Study limitations and future directions
While our study advances the understanding of MC, the use of anesthetized animal is a limitation, potentially affecting PET and fMRI readouts and their interaction with MDMA. Future studies should involve awake animals to validate our method. Additionally, our multimodal imaging approach, though powerful, cannot fully decipher the mechanisms of interregional coherences in PET timecourses. Future studies employing sensitive methods to measure neurotransmitter release, could provide deeper insights into the molecular processes underpinning our observations.
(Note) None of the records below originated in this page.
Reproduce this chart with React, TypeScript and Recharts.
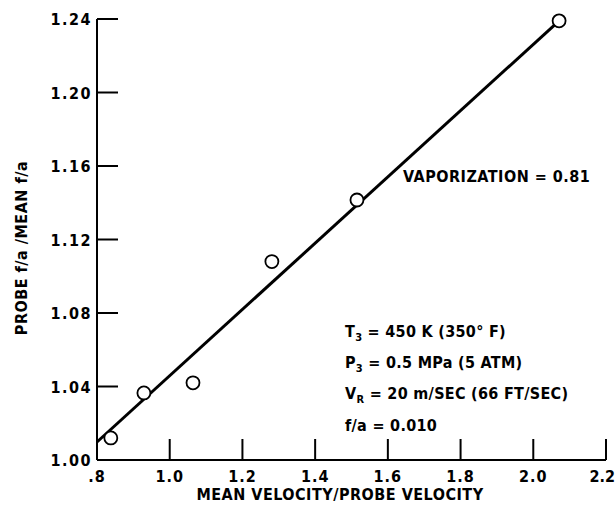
import React from 'react';
import { ScatterChart, Scatter, XAxis, YAxis } from 'recharts';

const xTicks = [0.8, 1.0, 1.2, 1.4, 1.6, 1.8, 2.0, 2.2];
const yTicks = [1.0, 1.04, 1.08, 1.12, 1.16, 1.2, 1.24];

// measured points: mean velocity / probe velocity vs probe f/a / mean f/a
const velocityRatio = [0.838, 0.929, 1.064, 1.281, 1.515, 2.071];
const faRatio = [1.012, 1.0365, 1.042, 1.108, 1.1415, 1.239];

// straight fit line, end points
const fitX = [0.8, 2.071];
const fitY = [1.0098, 1.239];

const measured = velocityRatio.map((x, i) => ({ x, y: faRatio[i] }));
const fit = fitX.map((x, i) => ({ x, y: fitY[i] }));

const FONT = "'Liberation Sans Narrow', 'DejaVu Sans Condensed', sans-serif";
const TICK_LEN = 21;

const YTick = (props: any) => {
  const { x, y, payload } = props;
  return (
    <g>
      <line x1={x} y1={y} x2={x + TICK_LEN} y2={y} stroke="#000" strokeWidth={2} />
      <text x={x - 5} y={y} dy={6} textAnchor="end" fontFamily={FONT} fontWeight="bold" fontSize={16} letterSpacing={1.5} fill="#000">
        {payload.value.toFixed(2)}
      </text>
    </g>
  );
};

const XTick = (props: any) => {
  const { x, y, payload } = props;
  const label = payload.value === 0.8 ? '.8' : payload.value.toFixed(1);
  const last = payload.value === 2.2;
  return (
    <g>
      <line x1={x} y1={y} x2={x} y2={y - TICK_LEN} stroke="#000" strokeWidth={2} />
      <text
        x={last ? x + 9 : x}
        y={y}
        dy={22}
        textAnchor={last ? 'end' : 'middle'}
        fontFamily={FONT}
        fontWeight="bold"
        fontSize={16}
        letterSpacing={last ? 0 : 1}
        fill="#000"
      >
        {label}
      </text>
    </g>
  );
};

const OpenCircle = (props: any) => {
  const { cx, cy } = props;
  return <circle cx={cx} cy={cy} r={6.5} fill="#fff" stroke="#000" strokeWidth={1.8} />;
};

const textStyle = { fontFamily: FONT, fontWeight: 'bold' as const, fontSize: 16, fill: '#000' };

export default function App() {
  return (
    <div style={{ position: 'absolute', left: 0, top: 0, width: 616, height: 511, background: '#fff' }}>
      <ScatterChart width={616} height={511} margin={{ top: 19, right: 10, bottom: 11, left: 37 }}>
        <XAxis
          type="number"
          dataKey="x"
          domain={[0.8, 2.2]}
          ticks={xTicks}
          interval={0}
          height={40}
          tickSize={0}
          tickMargin={0}
          tickLine={false}
          axisLine={{ stroke: '#000', strokeWidth: 2 }}
          tick={<XTick />}
        />
        <YAxis
          type="number"
          dataKey="y"
          domain={[1.0, 1.24]}
          ticks={yTicks}
          interval={0}
          width={60}
          tickSize={0}
          tickMargin={0}
          tickLine={false}
          axisLine={{ stroke: '#000', strokeWidth: 2 }}
          tick={<YTick />}
        />
        <Scatter
          data={fit}
          line={{ stroke: '#000', strokeWidth: 3 }}
          shape={() => <g />}
          isAnimationActive={false}
        />
        <Scatter data={measured} shape={<OpenCircle />} isAnimationActive={false} />
      </ScatterChart>
      <svg width={616} height={511} style={{ position: 'absolute', left: 0, top: 0, pointerEvents: 'none' }}>
        <text {...textStyle} x={21} y={248} dy={6} textAnchor="middle" transform="rotate(-90 21 248)" letterSpacing={0.5}>
          PROBE f/a /MEAN f/a
        </text>
        <text {...textStyle} x={340} y={500} textAnchor="middle" letterSpacing={0.5}>
          MEAN VELOCITY/PROBE VELOCITY
        </text>
        <text {...textStyle} x={403} y={182} letterSpacing={0.5}>
          VAPORIZATION = 0.81
        </text>
        <text {...textStyle} x={345} y={337} letterSpacing={0.3}>
          T<tspan fontSize={11} dy={4}>3</tspan>
          <tspan dy={-4}> = 450 K (350° F)</tspan>
        </text>
        <text {...textStyle} x={345} y={368} letterSpacing={0.3}>
          P<tspan fontSize={11} dy={4}>3</tspan>
          <tspan dy={-4}> = 0.5 MPa (5 ATM)</tspan>
        </text>
        <text {...textStyle} x={345} y={399} letterSpacing={0.3}>
          V<tspan fontSize={11} dy={4}>R</tspan>
          <tspan dy={-4}> = 20 m/SEC (66 FT/SEC)</tspan>
        </text>
        <text {...textStyle} x={345} y={431} letterSpacing={0.3}>
          f/a = 0.010
        </text>
      </svg>
    </div>
  );
}
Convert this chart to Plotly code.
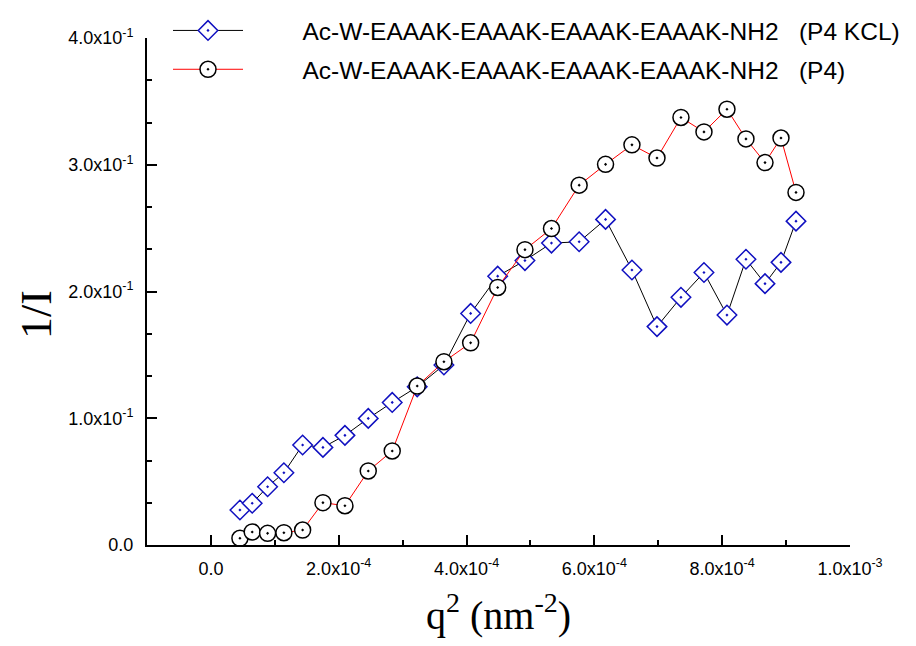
import plotly.graph_objects as go

# q^2 values (nm^-2), shared by both series
q2 = [4.54e-5, 6.46e-5, 8.87e-5, 1.142e-4, 1.435e-4, 1.753e-4, 2.097e-4, 2.462e-4,
      2.837e-4, 3.228e-4, 3.646e-4, 4.064e-4, 4.487e-4, 4.914e-4, 5.329e-4, 5.762e-4,
      6.175e-4, 6.588e-4, 6.980e-4, 7.355e-4, 7.715e-4, 8.075e-4, 8.372e-4, 8.670e-4,
      8.920e-4, 9.155e-4]

# 1/I for P4 KCL (blue diamonds)
inv_i_kcl = [0.0276, 0.0329, 0.0460, 0.0570, 0.0789, 0.0770, 0.0865, 0.0999,
             0.1125, 0.1248, 0.1420, 0.1827, 0.2121, 0.2244, 0.2382, 0.2392,
             0.2569, 0.2170, 0.1723, 0.1954, 0.2150, 0.1814, 0.2254, 0.2062,
             0.2230, 0.2555]

# 1/I for P4 (black circles, red line)
inv_i_p4 = [0.0053, 0.0103, 0.0092, 0.0097, 0.0118, 0.0334, 0.0310, 0.0584,
            0.0742, 0.1254, 0.1446, 0.1595, 0.2032, 0.2330, 0.2497, 0.2839,
            0.3003, 0.3157, 0.3053, 0.3373, 0.3259, 0.3438, 0.3204, 0.3017,
            0.3211, 0.2782]

name_kcl = "Ac-W-EAAAK-EAAAK-EAAAK-EAAAK-NH2   (P4 KCL)"
name_p4 = "Ac-W-EAAAK-EAAAK-EAAAK-EAAAK-NH2   (P4)"

x_tickvals = [0, 2e-4, 4e-4, 6e-4, 8e-4, 1e-3]
x_ticktext = ["0.0", "2.0x10<sup>-4</sup>", "4.0x10<sup>-4</sup>", "6.0x10<sup>-4</sup>",
              "8.0x10<sup>-4</sup>", "1.0x10<sup>-3</sup>"]
y_tickvals = [0, 0.1, 0.2, 0.3, 0.4]
y_ticktext = ["0.0", "1.0x10<sup>-1</sup>", "2.0x10<sup>-1</sup>", "3.0x10<sup>-1</sup>",
              "4.0x10<sup>-1</sup>"]

SANS = "Liberation Sans, Arial, Helvetica, sans-serif"
SERIF = "Liberation Serif, Times New Roman, serif"
PAD = "\u00a0" * 8  # visual gap between legend symbol and text

# the page body adds an 8 px offset, so the figure is kept inside the window
W, H = 900, 630
ML, MR, MT, MB = 139, 58, 30, 93
PW, PH = W - ML - MR, H - MT - MB

fig = go.Figure()
fig.add_trace(go.Scatter(
    x=q2, y=inv_i_kcl, mode="lines+markers", name=PAD + name_kcl, legendgroup="a",
    line=dict(color="black", width=1),
    marker=dict(symbol="diamond-dot", size=15, color="white",
                line=dict(color="#1010C0", width=1.5)),
    cliponaxis=False,
))
fig.add_trace(go.Scatter(
    x=q2, y=inv_i_p4, mode="lines+markers", name=PAD + name_p4, legendgroup="b",
    line=dict(color="red", width=1),
    marker=dict(symbol="circle-dot", size=16, color="white",
                line=dict(color="black", width=1.5)),
    cliponaxis=False,
))

fig.update_layout(
    width=W, height=H,
    margin=dict(l=ML, r=MR, t=MT, b=MB, autoexpand=False),
    paper_bgcolor="white", plot_bgcolor="white",
    font=dict(family=SANS, size=18, color="black"),
    showlegend=True,
    legend=dict(
        xref="paper", yref="paper",
        x=(160 - ML) / PW, y=1 + MT / PH, xanchor="left", yanchor="top",
        font=dict(family=SANS, size=24.5, color="black"),
        bgcolor="rgba(0,0,0,0)", borderwidth=0,
        itemwidth=70, tracegroupgap=4, traceorder="grouped",
    ),
    xaxis=dict(
        range=[-1e-4, 1e-3], showgrid=False, zeroline=False,
        showline=True, linecolor="black", linewidth=2,
        tickmode="array", tickvals=x_tickvals, ticktext=x_ticktext,
        ticks="inside", ticklen=10, tickwidth=2, tickcolor="black",
        minor=dict(dtick=1e-4, tick0=0, ticks="inside", ticklen=5, tickwidth=2, tickcolor="black"),
        tickfont=dict(family=SANS, size=18), ticklabelstandoff=6,
        title=dict(text="q<sup>2</sup> (nm<sup>-2</sup>)", font=dict(family=SERIF, size=40), standoff=25),
        automargin=False,
    ),
    yaxis=dict(
        range=[0, 0.4], showgrid=False, zeroline=False,
        showline=True, linecolor="black", linewidth=2,
        tickmode="array", tickvals=y_tickvals, ticktext=y_ticktext,
        ticks="inside", ticklen=10, tickwidth=2, tickcolor="black",
        minor=dict(dtick=0.1 / 3, tick0=0, ticks="inside", ticklen=5, tickwidth=2, tickcolor="black"),
        tickfont=dict(family=SANS, size=18), ticklabelstandoff=8,
        automargin=False,
    ),
    annotations=[dict(
        text="1/I", textangle=-90, showarrow=False,
        xref="paper", yref="paper",
        x=(28 - ML) / PW, y=(H - MB - 307) / PH,
        xanchor="center", yanchor="middle",
        font=dict(family=SERIF, size=44, color="black"),
    )],
)

fig.write_html("out.html")
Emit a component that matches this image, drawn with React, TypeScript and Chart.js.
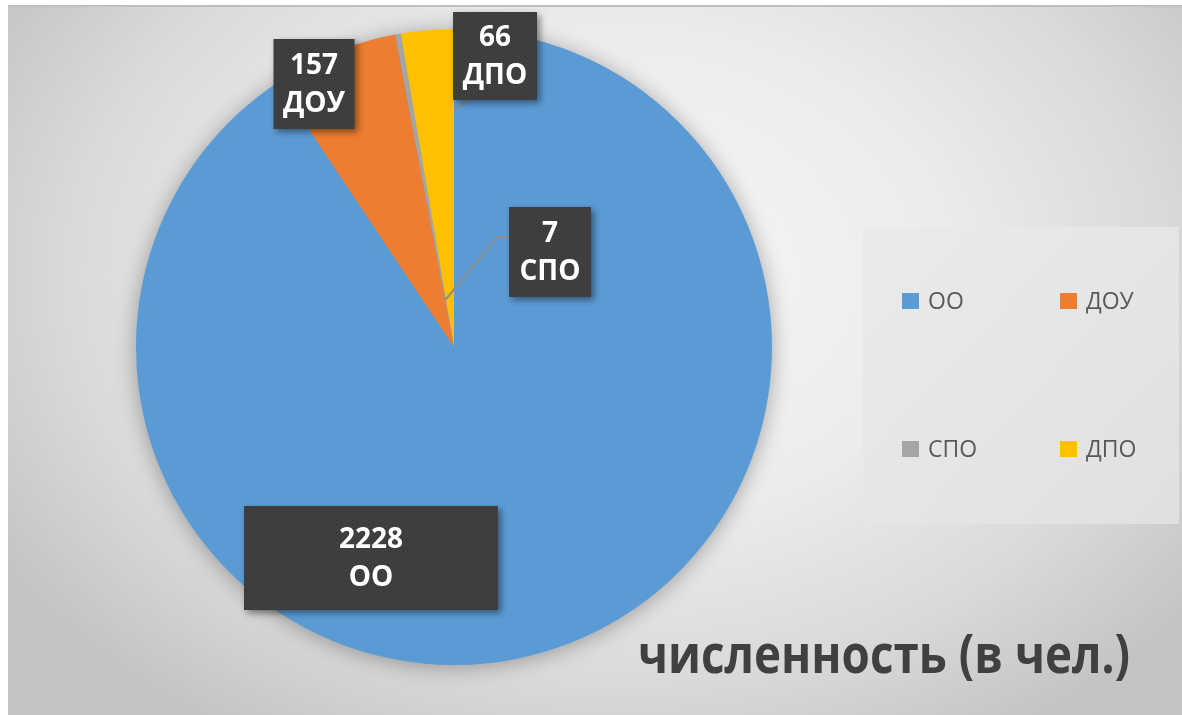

Nonetheless, we provide several strong arguments to consider such analyses as presented here in future studies. First, we show that at rest the data are reliable, temporally stable and exhibiting similar graph theory metrics to traditionally calculated functional connectomes. Second, in spite of comparable network-level organizational properties, already at rest MC is only moderately correlated to FC, indicating the complementary nature of both readouts. Third, resting-state MC ICs correlate well with SERT occupancy changes induced by the MDMA challenge. Finally, we show that the changes MDMA elicits on MC are complementary to standardly-calculated [11C]DASB BPND alterations. Our data indicate that, while changes in BPND are more pronounced in regions with higher baseline SERT availabilities, MC reveals a more globally distributed measure of tracking serotonergic changes, since also regions, such as the insula, with relatively low SERT expressions, were strongly affected.
Conclusion
This study significantly contributes to integrating molecular data into connectomic frameworks, demonstrating that subject-level MC is reliable and complementary to FC in both resting and pharmacologically challenged states. Our research lays a strong foundation for future investigations into the value and generalizability of PET-derived MC, particularly for understanding drug-induced brain-wide molecular network changes.
Statements & Declarations
Funding
This research was supported by funds from the Eberhard Karls University Tübingen Faculty of Medicine (fortüne 2209-0-0 and 2409-0-0) to HFW, from Bundesministerium für Bildung und Forschung (BMBF, Grant No. 01GQ1415) to HFW and from the Carl Zeiss Foundation to KH.
Competing Interests
The authors authors declare no conflict of interest.
Data availability
The data will be made available upon reasonable request.